Your role: Minimal. If needed, we’ll reach out for quick clarifications on requirements. You can also peek at the board anytime to see work in progress.
Outcome: Features built and tested in small, stable increments.
What happens: At the end of the sprint, we present completed features in a live demo. This lets you see the product evolve in real time.
Your role: Join the demo, give feedback, and confirm if what you see matches your expectations. This is where small course corrections happen.
Outcome: Shared understanding of what’s done and what’s next.
What happens: The team reflects on the sprint: what worked, what didn’t, and what we should tweak in the process.

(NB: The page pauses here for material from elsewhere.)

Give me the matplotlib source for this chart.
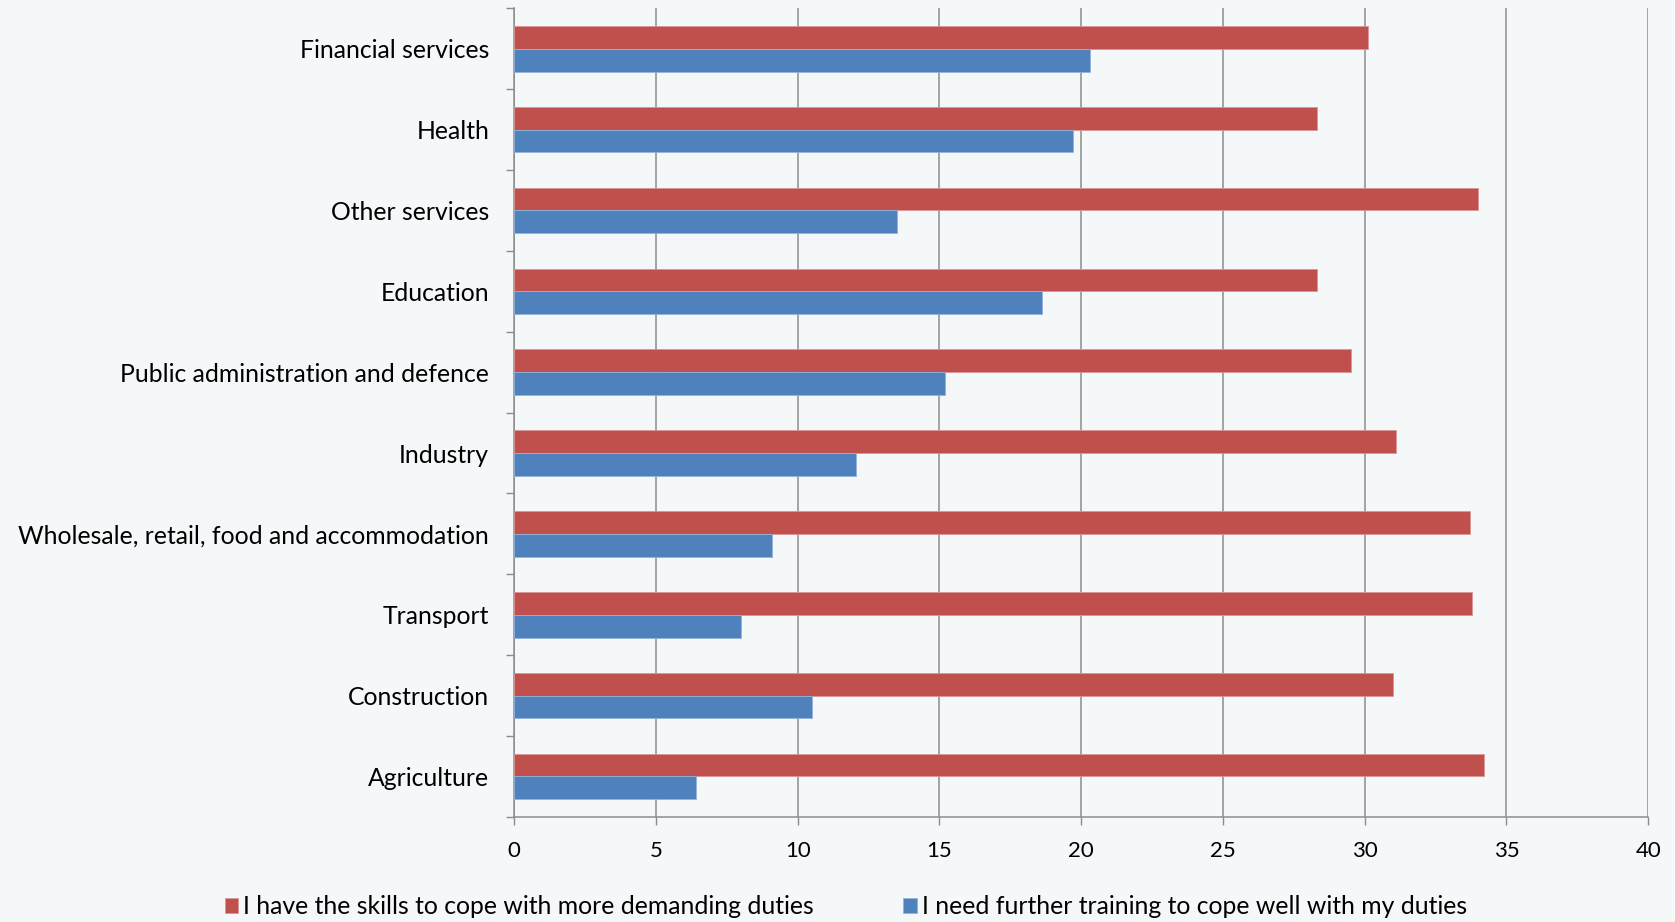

Your role: Optional. If you’ve noticed something about our collaboration (e.g., “weekly reports are too detailed, I’d prefer a one-pager”), we welcome that input.
Outcome: The process constantly improves — every sprint should feel smoother than the last.
We mainly use Slack for day-to-day conversations and Google Meet for calls. Alongside these services, we use Google Workspace — Calendar, Drive, Docs, Slides, and other tools — which makes scheduling, file sharing, and collaboration seamless. Everything stays in one place, so it’s easy to access for both sides.
But if your team already runs on something else, we adapt. We can just as easily use Microsoft Teams, Zoom, or email — whatever makes collaboration easier on your side.

“Most conversations about features or requirements will go through me. My role is to take your ideas, ask the right questions, and turn everything into clear user stories and feature specs — the instructions our developers rely on.”




Shifting priorities and moving deadlines happen in every project. The challenge is keeping delivery predictable while adapting to those changes. That’s why we rely on SPI (Schedule Performance Index) and CPI (Cost Performance Index) metrics to track and communicate progress.
The good news: over the last 4 years, the majority of our projects have stayed within a 10% variance on CPI/SPI.